He kissed me on the mouth and told me
Life is as hollow as the hat of a headless baby
And I laughed like hell
And he was like a drunken foxhole
And I said, enough of your talk
Of this bottomless pit
I know that the world
Is a stream without a bed and it's only in the hollow of its chest
That a river flows(Caetano Veloso, 1982)
In times of so much repetition, reproducibility, and disposability, there are few Brazilian artists who manage to build a trajectory that runs counter to the immediate demands of the market or more fashionable social issues. Adriano Costa (São Paulo, 1975) is one of them, precisely because of his rare appreciation for not particularizing the art debate around the immediacy of certain themes and histories. His politicization (of an aesthetic nature, by the way) is more subtle and appears when the works are shown together in the exhibition space, in the suggestion of their titles, and in the images that emerge from each exhibition.
On the one hand, it is possible to anchor his production in the experimental and ecological verve of Hélio Oiticica and the irony and radical use of materials of the Geração 80, from Paulo Monteiro to Leda Catunda. It could be said that his production is rooted in this tradition. On the other hand, there is a strong dialogue with the international productions in vogue, such as some of the practices of the German Isa Genzken and the US artist Paul Thek, among others. These indirect links can be said to come from his constant contact with current production, a kind of perspective of presence in the face of what has been conceived in the creative universe of contemporary art.
As is well known, Adriano has gradually asserted his production in an international context: he follows an institutional circuit, often in residency programs or group exhibitions dealing with historical themes and processes, in addition to participating in the private circuit of galleries and independent spaces. Although he usually organizes the exhibition with distinct and independent works, the intercommunication that is established on site between the works and the space gives his production an amplified meaning. He never loses sight of this. In a way, it can be reductive to think of his works only as autonomous devices, detached from an exhibition context. However, it is part of his work to understand how each of the elements distributed in a given architectural space can generate a better dialogical relationship with the public.

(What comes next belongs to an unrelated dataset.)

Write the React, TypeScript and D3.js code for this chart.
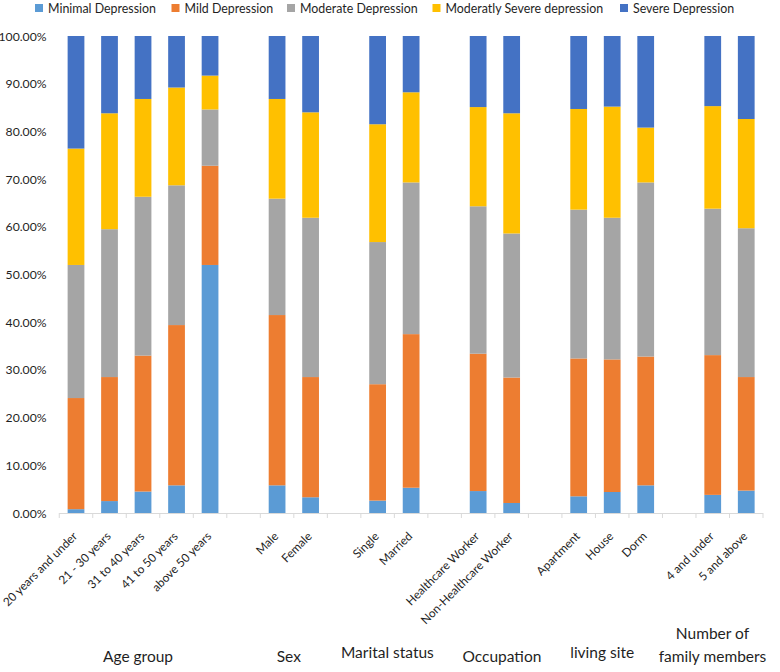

From a public education at the School of Communication and Arts of the University of São Paulo, to working in a broader global context, without necessarily representing the label of Brazilian or Latin American artist, he remains steadfast in his intuitive purpose to bring the outside world into the inner universe of his art. In this purpose, we can also include a look at the reverberations of someone who has lived the cultural nightlife of São Paulo. And this is one of the possible themes of 1 metro de cabelo [1 meter of hair].